What is required: Present each line of the entries below that holds the word "this".
## begin
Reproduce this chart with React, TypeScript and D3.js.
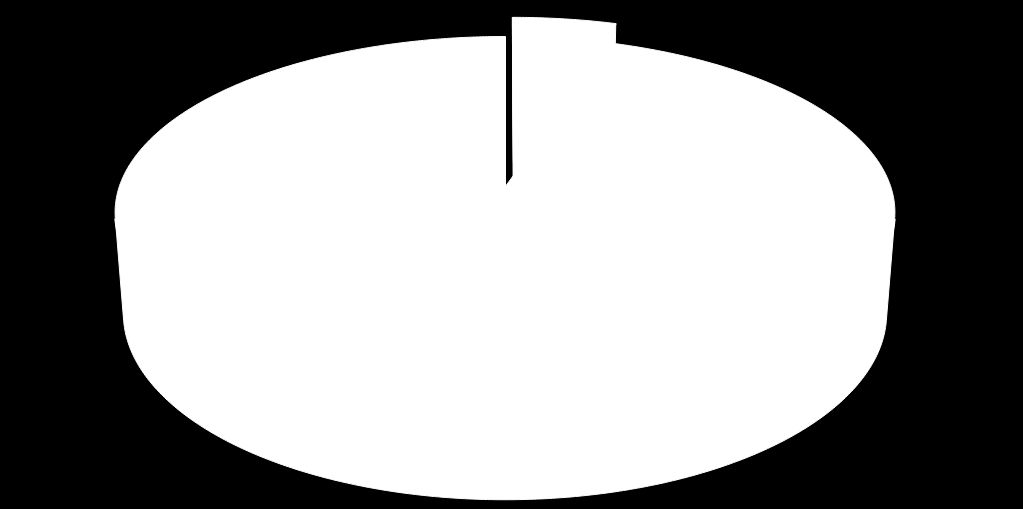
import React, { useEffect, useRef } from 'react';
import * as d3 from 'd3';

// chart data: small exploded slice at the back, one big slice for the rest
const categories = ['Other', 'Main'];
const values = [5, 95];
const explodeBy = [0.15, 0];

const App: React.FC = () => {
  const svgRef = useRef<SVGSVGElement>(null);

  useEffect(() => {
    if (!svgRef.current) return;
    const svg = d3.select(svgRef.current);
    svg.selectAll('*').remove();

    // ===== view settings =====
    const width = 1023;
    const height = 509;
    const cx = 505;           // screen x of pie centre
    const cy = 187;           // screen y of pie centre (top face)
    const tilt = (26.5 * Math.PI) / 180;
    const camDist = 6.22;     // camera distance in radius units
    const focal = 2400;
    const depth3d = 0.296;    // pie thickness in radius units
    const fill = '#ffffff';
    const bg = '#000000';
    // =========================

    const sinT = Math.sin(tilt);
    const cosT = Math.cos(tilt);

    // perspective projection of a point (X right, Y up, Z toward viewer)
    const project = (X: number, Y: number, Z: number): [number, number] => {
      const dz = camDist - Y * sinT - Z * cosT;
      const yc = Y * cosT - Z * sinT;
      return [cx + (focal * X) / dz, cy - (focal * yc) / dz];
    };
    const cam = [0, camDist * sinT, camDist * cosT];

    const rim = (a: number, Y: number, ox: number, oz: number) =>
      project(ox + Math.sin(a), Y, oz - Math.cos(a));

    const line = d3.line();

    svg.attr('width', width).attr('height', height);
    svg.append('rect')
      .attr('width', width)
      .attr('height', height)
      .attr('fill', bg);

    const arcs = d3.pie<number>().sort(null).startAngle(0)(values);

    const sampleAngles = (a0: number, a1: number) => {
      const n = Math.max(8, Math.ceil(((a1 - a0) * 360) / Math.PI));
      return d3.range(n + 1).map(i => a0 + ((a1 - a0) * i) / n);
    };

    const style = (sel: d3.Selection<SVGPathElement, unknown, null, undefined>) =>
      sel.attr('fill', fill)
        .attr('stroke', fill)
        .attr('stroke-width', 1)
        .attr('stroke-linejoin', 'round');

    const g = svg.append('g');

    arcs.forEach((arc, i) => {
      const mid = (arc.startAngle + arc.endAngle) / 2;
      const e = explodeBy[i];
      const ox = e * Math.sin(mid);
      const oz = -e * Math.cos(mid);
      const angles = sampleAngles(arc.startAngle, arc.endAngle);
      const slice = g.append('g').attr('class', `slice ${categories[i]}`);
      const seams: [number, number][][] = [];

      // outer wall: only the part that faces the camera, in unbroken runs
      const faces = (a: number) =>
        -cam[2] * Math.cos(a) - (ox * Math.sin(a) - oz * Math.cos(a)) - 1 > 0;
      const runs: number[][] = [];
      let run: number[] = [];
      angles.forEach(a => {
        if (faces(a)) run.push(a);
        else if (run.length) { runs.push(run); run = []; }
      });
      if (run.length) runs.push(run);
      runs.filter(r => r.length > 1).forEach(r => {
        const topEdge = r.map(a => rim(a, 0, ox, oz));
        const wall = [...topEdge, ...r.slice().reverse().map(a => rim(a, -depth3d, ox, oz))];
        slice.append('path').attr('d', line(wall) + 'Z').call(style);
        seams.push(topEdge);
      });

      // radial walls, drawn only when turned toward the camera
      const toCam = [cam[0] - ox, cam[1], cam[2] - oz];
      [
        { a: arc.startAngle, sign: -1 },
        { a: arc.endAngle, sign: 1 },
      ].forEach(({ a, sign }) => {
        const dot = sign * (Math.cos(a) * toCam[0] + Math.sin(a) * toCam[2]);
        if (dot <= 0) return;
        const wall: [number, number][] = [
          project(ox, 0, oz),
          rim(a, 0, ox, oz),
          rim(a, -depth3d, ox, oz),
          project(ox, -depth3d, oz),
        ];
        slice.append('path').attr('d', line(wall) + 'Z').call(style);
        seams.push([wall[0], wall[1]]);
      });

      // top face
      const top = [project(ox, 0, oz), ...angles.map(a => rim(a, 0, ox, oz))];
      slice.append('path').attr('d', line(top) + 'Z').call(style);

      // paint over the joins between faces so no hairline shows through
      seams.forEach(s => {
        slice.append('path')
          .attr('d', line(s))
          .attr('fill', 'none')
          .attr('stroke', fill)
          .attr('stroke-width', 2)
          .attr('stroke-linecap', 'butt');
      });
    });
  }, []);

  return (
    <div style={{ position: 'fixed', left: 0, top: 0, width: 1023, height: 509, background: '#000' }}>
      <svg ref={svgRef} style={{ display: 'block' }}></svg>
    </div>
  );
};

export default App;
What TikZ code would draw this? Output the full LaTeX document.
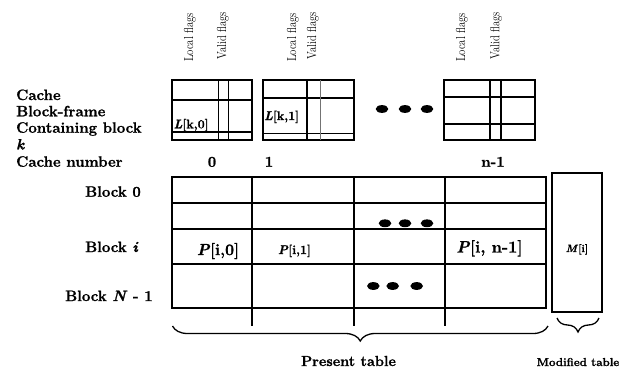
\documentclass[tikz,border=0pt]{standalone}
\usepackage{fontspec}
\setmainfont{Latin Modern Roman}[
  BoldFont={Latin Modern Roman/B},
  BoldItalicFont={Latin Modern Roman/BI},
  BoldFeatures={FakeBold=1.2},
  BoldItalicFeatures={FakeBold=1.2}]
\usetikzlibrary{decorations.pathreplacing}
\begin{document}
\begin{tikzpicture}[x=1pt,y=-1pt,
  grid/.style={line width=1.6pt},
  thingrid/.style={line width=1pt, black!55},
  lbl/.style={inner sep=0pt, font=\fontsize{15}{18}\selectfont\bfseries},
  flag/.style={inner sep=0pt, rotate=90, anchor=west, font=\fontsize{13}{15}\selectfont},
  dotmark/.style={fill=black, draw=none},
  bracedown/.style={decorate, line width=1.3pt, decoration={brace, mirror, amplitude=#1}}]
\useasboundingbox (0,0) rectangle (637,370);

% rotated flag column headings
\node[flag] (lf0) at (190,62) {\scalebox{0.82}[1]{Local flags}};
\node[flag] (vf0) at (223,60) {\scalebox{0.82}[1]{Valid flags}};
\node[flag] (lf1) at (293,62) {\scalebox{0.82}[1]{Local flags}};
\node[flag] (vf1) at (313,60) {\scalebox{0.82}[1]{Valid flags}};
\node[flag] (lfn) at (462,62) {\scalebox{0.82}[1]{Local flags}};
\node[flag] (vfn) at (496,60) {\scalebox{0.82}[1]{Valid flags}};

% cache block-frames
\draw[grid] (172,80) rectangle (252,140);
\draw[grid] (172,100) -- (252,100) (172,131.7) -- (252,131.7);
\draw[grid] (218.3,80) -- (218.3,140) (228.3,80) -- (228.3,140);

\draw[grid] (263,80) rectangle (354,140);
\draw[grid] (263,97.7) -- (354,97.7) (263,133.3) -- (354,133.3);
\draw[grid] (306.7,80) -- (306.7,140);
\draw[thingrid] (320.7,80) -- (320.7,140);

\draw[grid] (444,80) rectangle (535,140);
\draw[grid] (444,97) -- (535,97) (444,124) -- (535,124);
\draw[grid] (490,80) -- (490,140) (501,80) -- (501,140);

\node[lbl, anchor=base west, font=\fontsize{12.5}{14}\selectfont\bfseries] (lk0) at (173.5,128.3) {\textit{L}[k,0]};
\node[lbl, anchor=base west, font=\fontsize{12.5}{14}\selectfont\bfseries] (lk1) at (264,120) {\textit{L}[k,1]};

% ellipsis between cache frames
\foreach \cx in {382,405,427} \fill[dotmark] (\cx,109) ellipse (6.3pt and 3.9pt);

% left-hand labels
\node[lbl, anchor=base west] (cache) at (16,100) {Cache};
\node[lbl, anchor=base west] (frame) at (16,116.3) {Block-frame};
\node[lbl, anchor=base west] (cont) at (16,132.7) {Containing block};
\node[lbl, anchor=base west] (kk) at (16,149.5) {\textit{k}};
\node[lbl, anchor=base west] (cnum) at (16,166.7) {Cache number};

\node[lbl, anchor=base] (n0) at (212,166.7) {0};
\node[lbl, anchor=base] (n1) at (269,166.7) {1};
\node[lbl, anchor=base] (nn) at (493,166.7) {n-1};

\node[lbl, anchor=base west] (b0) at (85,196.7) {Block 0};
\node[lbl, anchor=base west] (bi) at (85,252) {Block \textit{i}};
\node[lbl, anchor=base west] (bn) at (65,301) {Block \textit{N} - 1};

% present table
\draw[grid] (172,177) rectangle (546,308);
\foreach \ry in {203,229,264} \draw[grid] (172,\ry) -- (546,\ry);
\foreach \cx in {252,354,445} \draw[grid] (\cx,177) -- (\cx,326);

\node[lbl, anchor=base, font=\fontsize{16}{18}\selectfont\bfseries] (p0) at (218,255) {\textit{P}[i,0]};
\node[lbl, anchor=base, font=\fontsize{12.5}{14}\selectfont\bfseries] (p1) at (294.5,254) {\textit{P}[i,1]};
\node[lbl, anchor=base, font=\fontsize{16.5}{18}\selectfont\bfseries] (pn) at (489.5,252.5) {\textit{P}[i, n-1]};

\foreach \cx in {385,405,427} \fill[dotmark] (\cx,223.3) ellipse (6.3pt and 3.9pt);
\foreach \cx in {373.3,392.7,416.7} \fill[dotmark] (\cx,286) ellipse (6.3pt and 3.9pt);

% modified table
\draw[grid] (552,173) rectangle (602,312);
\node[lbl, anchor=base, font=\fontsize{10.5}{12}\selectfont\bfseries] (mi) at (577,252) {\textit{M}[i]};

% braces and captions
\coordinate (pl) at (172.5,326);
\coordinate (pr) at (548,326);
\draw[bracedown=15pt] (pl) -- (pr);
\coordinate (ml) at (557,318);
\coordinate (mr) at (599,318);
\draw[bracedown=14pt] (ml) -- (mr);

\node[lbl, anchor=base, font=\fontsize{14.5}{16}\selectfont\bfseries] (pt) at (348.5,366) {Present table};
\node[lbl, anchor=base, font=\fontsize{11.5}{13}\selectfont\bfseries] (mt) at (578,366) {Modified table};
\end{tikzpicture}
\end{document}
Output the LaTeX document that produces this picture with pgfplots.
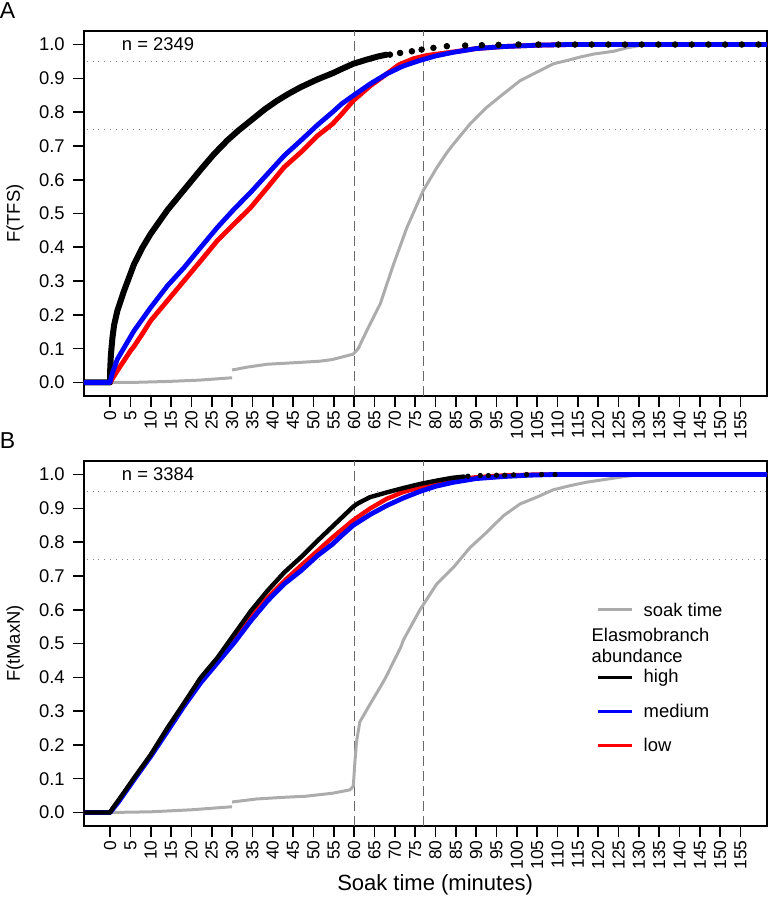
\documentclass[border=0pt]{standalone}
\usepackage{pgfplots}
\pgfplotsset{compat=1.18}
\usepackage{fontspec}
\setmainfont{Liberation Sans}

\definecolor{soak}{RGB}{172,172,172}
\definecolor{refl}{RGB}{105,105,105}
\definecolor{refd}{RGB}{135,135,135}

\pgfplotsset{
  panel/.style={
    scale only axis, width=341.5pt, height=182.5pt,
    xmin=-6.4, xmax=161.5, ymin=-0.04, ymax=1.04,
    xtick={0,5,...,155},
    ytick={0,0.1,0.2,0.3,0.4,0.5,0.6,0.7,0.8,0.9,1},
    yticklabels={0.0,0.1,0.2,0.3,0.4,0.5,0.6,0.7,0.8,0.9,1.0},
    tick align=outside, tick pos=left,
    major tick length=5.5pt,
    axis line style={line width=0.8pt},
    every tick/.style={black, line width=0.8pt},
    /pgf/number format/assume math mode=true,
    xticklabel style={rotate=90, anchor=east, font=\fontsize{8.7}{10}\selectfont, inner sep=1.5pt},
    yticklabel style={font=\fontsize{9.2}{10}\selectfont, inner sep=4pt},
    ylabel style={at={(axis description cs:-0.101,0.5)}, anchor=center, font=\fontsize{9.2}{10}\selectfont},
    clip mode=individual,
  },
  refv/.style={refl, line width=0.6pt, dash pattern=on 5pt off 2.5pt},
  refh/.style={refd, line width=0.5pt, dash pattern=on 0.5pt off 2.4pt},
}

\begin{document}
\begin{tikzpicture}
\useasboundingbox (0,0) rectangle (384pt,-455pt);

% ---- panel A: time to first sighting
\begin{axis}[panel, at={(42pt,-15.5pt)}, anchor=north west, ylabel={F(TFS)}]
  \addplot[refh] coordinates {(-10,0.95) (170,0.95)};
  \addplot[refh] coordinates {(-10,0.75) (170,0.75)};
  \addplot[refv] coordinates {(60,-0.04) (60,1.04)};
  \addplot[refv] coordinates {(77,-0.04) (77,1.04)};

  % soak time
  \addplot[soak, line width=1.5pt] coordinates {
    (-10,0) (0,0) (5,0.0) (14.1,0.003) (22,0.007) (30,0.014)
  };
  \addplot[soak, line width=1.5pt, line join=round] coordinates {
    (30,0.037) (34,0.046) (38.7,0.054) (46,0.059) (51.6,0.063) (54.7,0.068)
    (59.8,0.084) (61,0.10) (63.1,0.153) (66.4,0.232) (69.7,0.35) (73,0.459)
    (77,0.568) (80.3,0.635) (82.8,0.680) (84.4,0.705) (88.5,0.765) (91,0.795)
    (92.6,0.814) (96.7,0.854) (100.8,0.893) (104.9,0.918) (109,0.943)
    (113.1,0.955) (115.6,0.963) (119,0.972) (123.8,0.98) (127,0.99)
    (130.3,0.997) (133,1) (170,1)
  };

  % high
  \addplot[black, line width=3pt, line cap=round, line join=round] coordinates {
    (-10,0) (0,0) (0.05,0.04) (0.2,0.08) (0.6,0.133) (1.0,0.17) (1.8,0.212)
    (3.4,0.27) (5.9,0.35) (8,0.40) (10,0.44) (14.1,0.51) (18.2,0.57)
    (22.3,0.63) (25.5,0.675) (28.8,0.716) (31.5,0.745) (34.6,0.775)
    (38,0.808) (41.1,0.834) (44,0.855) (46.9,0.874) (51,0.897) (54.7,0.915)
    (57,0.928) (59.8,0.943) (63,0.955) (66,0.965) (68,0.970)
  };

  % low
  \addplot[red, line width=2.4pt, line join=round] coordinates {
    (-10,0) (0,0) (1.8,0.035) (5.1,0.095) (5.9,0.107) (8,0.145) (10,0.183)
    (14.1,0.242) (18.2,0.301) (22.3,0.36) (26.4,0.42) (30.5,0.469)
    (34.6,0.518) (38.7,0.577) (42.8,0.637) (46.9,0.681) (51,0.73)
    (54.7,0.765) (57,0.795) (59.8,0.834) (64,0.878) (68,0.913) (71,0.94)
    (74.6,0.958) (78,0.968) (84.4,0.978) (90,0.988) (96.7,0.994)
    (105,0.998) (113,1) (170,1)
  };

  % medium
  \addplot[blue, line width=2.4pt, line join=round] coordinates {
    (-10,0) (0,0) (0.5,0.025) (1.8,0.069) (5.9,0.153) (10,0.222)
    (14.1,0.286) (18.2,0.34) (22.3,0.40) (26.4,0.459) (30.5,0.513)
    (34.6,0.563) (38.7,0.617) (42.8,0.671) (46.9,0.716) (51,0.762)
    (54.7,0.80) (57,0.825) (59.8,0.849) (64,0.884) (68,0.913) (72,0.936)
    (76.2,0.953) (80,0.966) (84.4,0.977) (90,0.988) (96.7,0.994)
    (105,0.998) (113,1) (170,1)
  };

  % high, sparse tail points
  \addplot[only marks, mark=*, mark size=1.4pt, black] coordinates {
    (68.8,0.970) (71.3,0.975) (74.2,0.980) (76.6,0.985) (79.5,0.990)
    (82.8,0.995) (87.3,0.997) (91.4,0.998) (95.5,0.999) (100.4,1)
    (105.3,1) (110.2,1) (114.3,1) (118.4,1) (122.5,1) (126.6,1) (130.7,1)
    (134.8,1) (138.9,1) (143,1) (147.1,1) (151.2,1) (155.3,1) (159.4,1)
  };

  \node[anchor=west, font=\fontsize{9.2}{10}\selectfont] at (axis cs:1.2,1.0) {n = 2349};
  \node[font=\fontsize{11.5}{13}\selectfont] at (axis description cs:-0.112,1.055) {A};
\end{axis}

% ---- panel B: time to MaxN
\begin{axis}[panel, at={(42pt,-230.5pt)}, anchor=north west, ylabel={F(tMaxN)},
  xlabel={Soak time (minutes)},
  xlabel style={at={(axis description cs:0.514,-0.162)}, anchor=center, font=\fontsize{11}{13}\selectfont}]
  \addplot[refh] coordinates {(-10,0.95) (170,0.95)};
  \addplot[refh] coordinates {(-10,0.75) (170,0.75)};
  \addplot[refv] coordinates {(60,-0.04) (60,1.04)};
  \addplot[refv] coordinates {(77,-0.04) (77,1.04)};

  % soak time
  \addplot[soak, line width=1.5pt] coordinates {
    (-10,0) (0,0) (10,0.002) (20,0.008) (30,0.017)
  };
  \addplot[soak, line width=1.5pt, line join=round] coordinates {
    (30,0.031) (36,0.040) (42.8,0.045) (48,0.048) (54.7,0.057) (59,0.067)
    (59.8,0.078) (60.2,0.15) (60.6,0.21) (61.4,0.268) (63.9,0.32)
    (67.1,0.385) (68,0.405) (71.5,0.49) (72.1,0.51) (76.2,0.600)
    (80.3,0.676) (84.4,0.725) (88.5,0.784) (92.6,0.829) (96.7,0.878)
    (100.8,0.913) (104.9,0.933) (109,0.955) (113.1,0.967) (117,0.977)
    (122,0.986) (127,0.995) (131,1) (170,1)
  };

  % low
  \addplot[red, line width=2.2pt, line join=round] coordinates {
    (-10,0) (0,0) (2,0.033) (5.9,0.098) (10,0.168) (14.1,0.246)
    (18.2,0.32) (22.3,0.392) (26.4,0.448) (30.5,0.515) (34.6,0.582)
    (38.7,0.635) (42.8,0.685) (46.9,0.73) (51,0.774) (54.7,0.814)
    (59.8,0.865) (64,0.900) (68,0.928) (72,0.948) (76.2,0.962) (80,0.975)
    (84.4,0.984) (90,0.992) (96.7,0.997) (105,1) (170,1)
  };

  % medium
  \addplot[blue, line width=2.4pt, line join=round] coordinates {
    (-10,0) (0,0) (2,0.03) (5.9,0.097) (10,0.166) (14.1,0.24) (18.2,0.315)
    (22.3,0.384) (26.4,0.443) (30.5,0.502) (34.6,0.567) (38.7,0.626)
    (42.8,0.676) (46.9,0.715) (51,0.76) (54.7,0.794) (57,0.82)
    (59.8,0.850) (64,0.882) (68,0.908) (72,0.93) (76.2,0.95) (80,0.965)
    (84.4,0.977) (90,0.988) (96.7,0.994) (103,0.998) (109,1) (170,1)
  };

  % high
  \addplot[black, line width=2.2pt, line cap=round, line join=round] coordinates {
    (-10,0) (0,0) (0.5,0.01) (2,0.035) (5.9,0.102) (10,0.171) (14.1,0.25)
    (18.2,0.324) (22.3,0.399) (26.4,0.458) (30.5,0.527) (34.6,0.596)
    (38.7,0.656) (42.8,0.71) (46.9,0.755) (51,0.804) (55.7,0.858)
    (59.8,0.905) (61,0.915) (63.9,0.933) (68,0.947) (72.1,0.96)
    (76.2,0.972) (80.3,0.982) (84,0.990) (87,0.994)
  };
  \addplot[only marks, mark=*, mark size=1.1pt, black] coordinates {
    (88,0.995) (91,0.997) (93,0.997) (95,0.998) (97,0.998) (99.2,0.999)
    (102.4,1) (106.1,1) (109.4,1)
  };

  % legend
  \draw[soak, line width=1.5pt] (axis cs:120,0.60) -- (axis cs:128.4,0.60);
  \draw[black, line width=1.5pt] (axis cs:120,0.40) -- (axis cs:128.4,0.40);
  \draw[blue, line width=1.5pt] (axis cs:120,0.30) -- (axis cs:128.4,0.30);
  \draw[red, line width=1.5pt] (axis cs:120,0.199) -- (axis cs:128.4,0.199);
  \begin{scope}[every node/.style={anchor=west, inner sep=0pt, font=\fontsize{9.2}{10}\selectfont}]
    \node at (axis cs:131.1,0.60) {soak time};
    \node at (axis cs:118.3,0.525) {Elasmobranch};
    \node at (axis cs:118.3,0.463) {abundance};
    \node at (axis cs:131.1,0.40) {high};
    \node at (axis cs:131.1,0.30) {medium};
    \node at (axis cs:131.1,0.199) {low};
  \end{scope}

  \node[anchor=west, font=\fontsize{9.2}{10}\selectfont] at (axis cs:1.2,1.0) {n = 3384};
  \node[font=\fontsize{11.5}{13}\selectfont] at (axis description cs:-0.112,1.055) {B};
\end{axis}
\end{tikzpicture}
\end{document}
## end
Exercise answer:
Reproduce this chart with React, TypeScript and D3.js.
What TikZ code would draw this? Output the full LaTeX document.
Output the LaTeX document that produces this picture with pgfplots.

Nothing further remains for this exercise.